I love how Brenda bashes the negative teenage stereotypes, while showcasing her own eloquence. Some teens and seniors have unfair and untrue views on what the other age group is like, one of the roles of this blog is to make these tense feelings obsolete.
Brenda Bailey
May 27, 2010
A Happy Day in my Life
There is a program in Georgia called “The Partners-in-Education,” where a business and a school join forces to help each other with projects. When the business needs volunteers for quarterly mailings, or guides during open house, they use the students from the school. When the school needed prizes or supplies, they ask the business.
Everyday, we are bombarded by reports from TV, newspapers, neighbors, family, and even ourselves about how young people are so lazy, disrespectful, unmotivated, etc., etc., etc. But we don’t hear much about all the wonderful young people struggling to just make a positive and prosperous future for themselves. Young people attending school, working, volunteering, and making a conscious effort to stay out of trouble.
I was privileged to be asked to judge an Art Contest at the area school, which consisted of elementary, middle, and high school students. I am not in any way an art critic, so when I arrived at the school, I was nervous about what I would see and do. And what I saw blew me away.
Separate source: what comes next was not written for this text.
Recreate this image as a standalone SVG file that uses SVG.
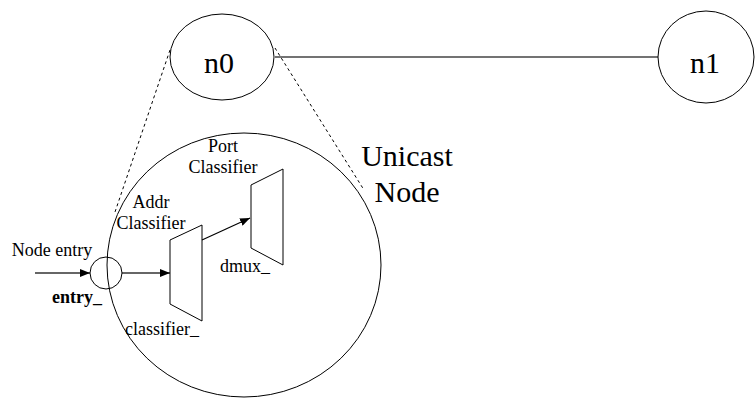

There were tables from wall to wall of the gym filled with completed projects of the students. One table had an exact replica of the Titanic with the smoke stacks, anchor, lettering, and gangplank. Another table had the Mona Lisa painted just like the one in the Louvre. There was a model of the White House, a farm with all the animals in clay, paintings of landscapes, towns, and one student had painted a picture using just dots.
Again, I was blown away! To me, everyone was a first place winner. I requested that the projects be displayed on my job, and the employees were as impressed as I was.
So, our young people just need a chance to show what they can do, and a place to do it, and people that will encourage them
We need to foster the growth of both teens and seniors alike… by joining together.